Casemore Kirkeby is pleased to present Steve Kahn: Mural Triptychs and Door/Window Constructions, a selection of Kahn’s critically acclaimed photographs and photographic constructions from the 1970s, exhibited together for the first time in over 35 years.
Collectively referred to as “The Hollywood Suites,” Kahn’s project began in a run-down apartment building in Los Angeles, and grew into three distinct bodies of work made over several years, becoming an in-depth exploration of form and content. Kahn first used the interiors as a gritty backdrop for a series of erotic pictures, but soon the tenement building itself became a site of visual inquiry. In the absence of his models, Kahn writes, “these were studies of the room—exploring the contained through explorations of the container itself. How one takes on the nature of the other…”
Using pull-and-peel black-and-white Polaroid and an on-camera flash as his primary tools, Kahn made compact, immediate images, which he then re-photographed with high-speed 35mm film, creating additional generations, or iterations, of his source images. The transfer to film and subsequent re-printing resulted in grainy, high-contrast renderings of the environment—textured and psychologically charged surrogates for the space itself. Kahn first focused on the windows, doors and mirrors, exploring their function as inside/outside interface. He then moved on to graphic interventions, binding and taping the doors before photographing them, further abstracting the images and adding to their visual and psychic tension.
Kahn’s large-scale murals and door/window constructions make up the monumental work in the exhibition, while his framed triptychs and quadrants are studies in perspective and graphic space. After copying his negatives to 8×10 film, yet another generation of the image, Kahn mounted his oversized gelatin silver prints, full-bleed, to aluminum panels to hang directly on gallery walls, challenging the conventions of exhibiting fine art black-and-white photographs at the time. With some works stretching from floor to ceiling, Kahn’s compositions physically confront the viewer with impossible views, forced perspectives and uncanny juxtapositions. His door/window constructions, which combine isolated door and window elements like mismatched puzzle pieces, hover enigmatically above the floor, at once familiar and dreamlike. Suzanne Muchnic wrote in the Los Angeles Times (Jan 5, 1979), “Black-and-white doors, windows and cityscapes, mounted flush with walls, stir up perceptual questions as they appear to float in space, poke holes in solid walls and upset perspective. Kahn makes us wonder what is real about reality.”

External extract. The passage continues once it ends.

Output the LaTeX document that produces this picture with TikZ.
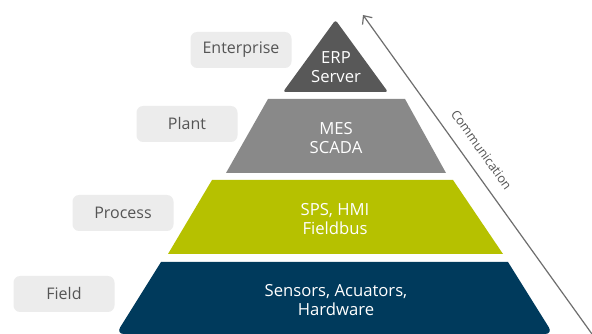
\documentclass[tikz,border=0pt]{standalone}
\usepackage{fontspec}
\setmainfont{Open Sans}
\usepackage{xcolor}
\usetikzlibrary{arrows.meta,positioning}
\definecolor{erpgray}{RGB}{88,88,88}
\definecolor{mesgray}{RGB}{137,137,137}
\definecolor{spsgreen}{RGB}{182,193,0}
\definecolor{fieldblue}{RGB}{0,58,92}
\definecolor{tagfill}{RGB}{236,236,236}
\definecolor{tagtext}{RGB}{85,85,85}
\definecolor{commgray}{RGB}{110,110,110}
\tikzset{tag/.style={fill=tagfill,rounded corners=5pt,minimum width=75.75pt,minimum height=27pt,
  inner sep=2pt,text=tagtext,font=\fontsize{12}{14}\selectfont},
  layer/.style={text=white,align=center,font=\fontsize{12.5}{14.5}\selectfont},
  comm/.style={{Straight Barb[length=5pt,width=9pt]}-{Straight Barb[length=5pt,width=9pt]},commgray,line width=0.9pt}}

\begin{document}
\begin{tikzpicture}[x=0.75pt,y=-0.75pt]
\useasboundingbox (0,0) rectangle (592,334);
\clip (0,0) rectangle (592,334);
\fill[white] (0,0) rectangle (592,334);
% pyramid layers
\fill[erpgray,rounded corners=2pt] (283,92) -- (335.5,20) -- (388,92) -- cycle;
\fill[mesgray] (268,99) -- (405,99) -- (446,173) -- (226,173) -- cycle;
\fill[spsgreen] (212,180) -- (453,180) -- (503,254) -- (168,254) -- cycle;
\fill[fieldblue] (161,262) -- (508,262) [rounded corners=6pt] -- (553,334) -- (116,334) [sharp corners] -- cycle;
\node[layer] (erp) at (336,67) {ERP\\Server};
\node[layer] (mes) at (336,138) {MES\\SCADA};
\node[layer] (sps) at (335,219) {SPS, HMI\\Fieldbus};
\node[layer] (hw) at (336,300) {Sensors, Acuators,\\Hardware};
% levels
\node[tag] (enterprise) at (241,50) {Enterprise};
\node[tag] (plant) at (187,124) {Plant};
\node[tag] (process) at (123,213) {Process};
\node[tag] (field) at (64,294) {Field};
% communication
\coordinate (ctop) at (363,15);
\coordinate (cbot) at (597,341);
\draw[comm] (ctop) -- node[sloped,above=6pt,pos=0.445,text=tagtext,font=\fontsize{9.5}{10}\selectfont] (commlbl) {Communication} (cbot);
\end{tikzpicture}
\end{document}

Steve Kahn (born Los Angeles, 1943) was part of an important generation of photographers coming out of Los Angeles in the 1970s that included Robert Heinecken, Ilene Segalove and Jerry McMillan, among others. They brought a conceptual and collage approach to photography, breaking away from the pure documentary impulse toward an interest in how photographs make meaning. Many were chronicled in the important exhibition at the Laguna Art Museum, Proof: Los Angeles and the Photograph: 1960-1980 and Kahn is also included in the 2011 book, L.A. Rising: SoCal Artists Before 1980. After 15 years of working as a fine artist, Kahn moved to New York City to pursue a career in commercial photography. He currently resides in Berkeley. Kahn is also one of a handful of people around the world to have mastered a very pure, rhythmical style of flamenco guitar, known as the Aire de Morón.
Kahn’s works are in the collections of the J. Paul Getty Museum, Los Angeles; the Los Angeles County Museum of Contemporary Art (LACMA); the San Francisco Museum of Modern Art; the Houston Museum of Fine Arts; the High Museum, Atlanta; the Bibliothèque Nationale, Paris, France, among others. His monograph The Hollywood Suites 1974-76 was published by Nazraeli Press in 2014 and a publication of his photographs of chemical plants made in the 1980s is forthcoming in 2018.